━━━ Material supplied

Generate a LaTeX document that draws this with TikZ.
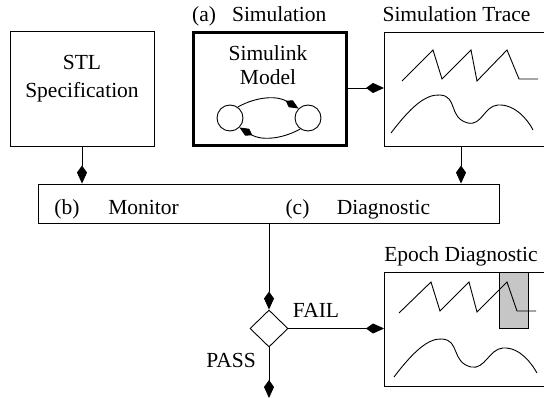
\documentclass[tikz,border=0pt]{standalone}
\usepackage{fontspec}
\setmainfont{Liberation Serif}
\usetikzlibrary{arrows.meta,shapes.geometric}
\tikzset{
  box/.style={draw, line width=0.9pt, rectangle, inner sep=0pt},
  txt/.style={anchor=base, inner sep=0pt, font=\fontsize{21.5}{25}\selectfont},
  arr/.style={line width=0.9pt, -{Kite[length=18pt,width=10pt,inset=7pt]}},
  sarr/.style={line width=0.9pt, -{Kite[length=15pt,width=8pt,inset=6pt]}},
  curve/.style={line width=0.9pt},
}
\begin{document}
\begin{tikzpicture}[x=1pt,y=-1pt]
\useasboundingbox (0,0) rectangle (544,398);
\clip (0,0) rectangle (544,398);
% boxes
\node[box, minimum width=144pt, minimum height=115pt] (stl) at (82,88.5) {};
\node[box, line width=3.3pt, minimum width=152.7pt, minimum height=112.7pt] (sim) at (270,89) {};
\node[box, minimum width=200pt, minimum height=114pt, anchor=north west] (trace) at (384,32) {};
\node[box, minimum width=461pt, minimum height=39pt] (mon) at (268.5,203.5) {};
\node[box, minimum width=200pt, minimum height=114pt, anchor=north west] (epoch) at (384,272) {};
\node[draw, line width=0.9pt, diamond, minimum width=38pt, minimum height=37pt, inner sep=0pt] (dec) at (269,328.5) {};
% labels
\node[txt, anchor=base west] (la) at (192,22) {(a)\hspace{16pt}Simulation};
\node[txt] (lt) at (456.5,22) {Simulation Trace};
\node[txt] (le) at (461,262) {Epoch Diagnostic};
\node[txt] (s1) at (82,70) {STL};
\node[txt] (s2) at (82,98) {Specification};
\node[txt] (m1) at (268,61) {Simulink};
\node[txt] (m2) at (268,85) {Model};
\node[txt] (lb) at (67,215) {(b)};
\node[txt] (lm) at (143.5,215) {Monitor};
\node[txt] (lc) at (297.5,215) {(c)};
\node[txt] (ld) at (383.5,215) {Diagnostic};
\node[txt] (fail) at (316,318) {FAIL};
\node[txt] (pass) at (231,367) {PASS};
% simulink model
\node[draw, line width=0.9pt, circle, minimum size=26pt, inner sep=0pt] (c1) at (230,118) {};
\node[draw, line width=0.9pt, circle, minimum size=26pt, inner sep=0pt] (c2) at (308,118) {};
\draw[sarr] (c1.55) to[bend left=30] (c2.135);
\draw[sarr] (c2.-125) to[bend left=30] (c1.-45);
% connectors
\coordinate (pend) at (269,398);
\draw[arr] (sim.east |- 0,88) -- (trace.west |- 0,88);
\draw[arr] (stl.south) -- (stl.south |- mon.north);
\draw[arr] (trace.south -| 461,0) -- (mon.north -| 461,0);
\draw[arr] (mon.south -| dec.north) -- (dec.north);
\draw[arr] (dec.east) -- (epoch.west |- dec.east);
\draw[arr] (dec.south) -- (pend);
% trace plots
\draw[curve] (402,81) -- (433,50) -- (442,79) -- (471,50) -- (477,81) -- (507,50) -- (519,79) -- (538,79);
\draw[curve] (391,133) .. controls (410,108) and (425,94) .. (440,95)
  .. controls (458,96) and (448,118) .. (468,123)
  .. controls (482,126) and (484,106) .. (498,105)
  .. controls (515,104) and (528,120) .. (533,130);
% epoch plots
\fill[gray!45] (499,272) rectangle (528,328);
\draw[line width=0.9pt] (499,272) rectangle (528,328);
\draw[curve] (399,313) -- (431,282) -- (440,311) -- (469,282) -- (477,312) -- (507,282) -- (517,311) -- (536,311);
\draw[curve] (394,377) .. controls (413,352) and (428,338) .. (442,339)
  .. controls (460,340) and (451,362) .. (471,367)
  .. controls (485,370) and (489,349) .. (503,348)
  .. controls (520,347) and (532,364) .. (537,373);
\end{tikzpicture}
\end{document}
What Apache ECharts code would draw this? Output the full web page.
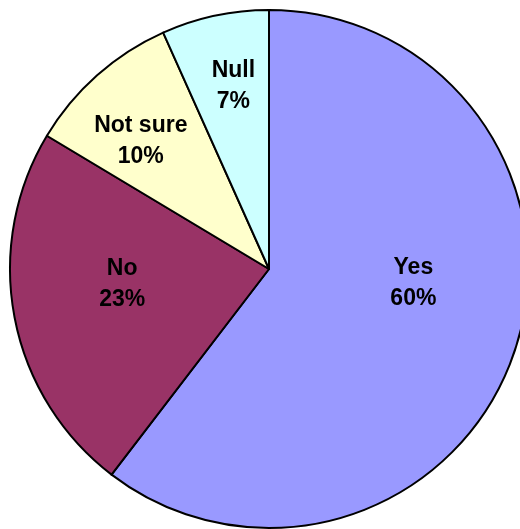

━━━━━━

— What is being asked —
Find the count of lines in the data above where the string "this" occurs. Provide that number alone.

— Final answer —
2